Specialist doctors a vanishing breed in Iraq

BAGHDAD (Reuters) – Ear, nose and throat specialist Abu Samir laments that he has only one colleague left to call after an exodus that has robbed Iraq of about 70 percent of its most qualified doctors.

“My phone book became empty. Out of 50 numbers, I find one name left from the specialists I know,” said the 66-year-old, who asked not to give his full name.

Specialist doctors have fled Baghdad and other cities in scores since the 2003 invasion that toppled Saddam Hussein, with most going abroad or to the relative safety of Kurdistan in the north.

Once the elite of Baghdad society, medical specialists quickly became a target for insurgents, militias and kidnappers in search of rich ransoms.

Of the 2,327 doctors with 15-20 years experience registered as specialists, 60-70 percent have left Iraq, said Nadhim Abdul-Hameed Qassim, head of the official Iraqi Doctors’ Syndicate.

Among senior consultants with even more experience, as many as 80 percent have fled, he said.

“These are people who are really the pillars of the medical system of Iraq,” he said. “The replacements are new graduates whom I really cannot trust.”

Even during Saddam’s era, with poor salaries being paid to doctors in government hospitals, specialists still earned good money in private clinics.

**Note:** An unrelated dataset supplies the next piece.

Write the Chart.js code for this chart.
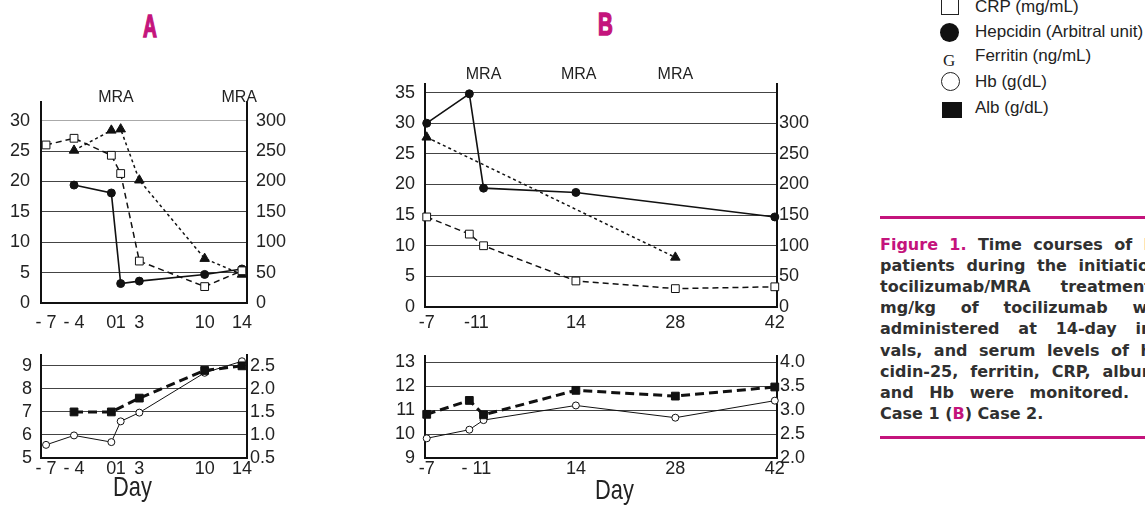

In the 1980s and 1990s patients from Iraqi Kurdistan would come to Baghdad for treatment by one of the capital’s many specialists.

Now the picture is reversed, with Baghdadis joining streams of Iraqis from other volatile cities heading to Kurdistan or abroad to seek specialist treatment in safety and comfort.

The only other options are to go without treatment or try to find a doctor with the right qualifications among those who remain.

“The ophthalmology board department is now closed because there are no professors,” said an emotional Qassim as he sat behind a wide desk in his office in the syndicate building.

INEXPERIENCE

Abu Farah, an oculist who works in Ibn al-Haitham hospital for ophthalmology, said that newly graduated specialists could not fill the vacuum left by older, more experienced doctors. Of 25 specialists in the hospital before 2003, two or three remain.

Abu Farah said the flow of specialist doctors had slowed to a trickle recently because most had left in 2004 and 2005.

“There is no replacement. Many hospitals suffer from the lack of specialist care,” said Abu Farah, who also did not want to use his full name.

“The new cadre is now running the hospitals. They have good certifications but they lack the experience which plays an important role in diagnosing diseases and making important decisions concerning the health of the patient,” he said.

Faced with the danger of kidnapping or worse, crumbling public services and poor wages, few senior doctors hesitate when the chance of a well-paid job abroad comes up.

Um Nabil, 55, from the holy Shi’ite city of Kerbala south of Baghdad, went to Amman last month looking for care because she could not find a suitable gynecologist in Baghdad.

“I was visiting a doctor in Baghdad, then he left. I visited more than one doctor but whenever I started visiting a doctor for two or three months I would hear that he left,” she said.

Looking for a good specialist can also be risky. While violence has fallen sharply in the past few months, the risk of attack remains high. On Wednesday, 15 people were killed by a car bomb in central Baghdad’s busy Karrada district.

Um Aqil, a 56-year-old retired engineer, has chronic arthritis. She consulted a general practitioner after going to north Baghdad’s al-Maghreb Street, once crowded with specialists, only to find it nearly deserted.

“If you need a specialist, you have to search,” she said.

“It is difficult for me, so I found it easier to go to a doctor nearby. I know he is not a specialist but he is better than no one at all.”

Qassim said he would prefer doctors stayed abroad rather than returned home and put themselves at risk.

“I know five of my friends who were killed,” he said.

“It is worth a fortune for Iraq to keep them safe. In the future they may come back.”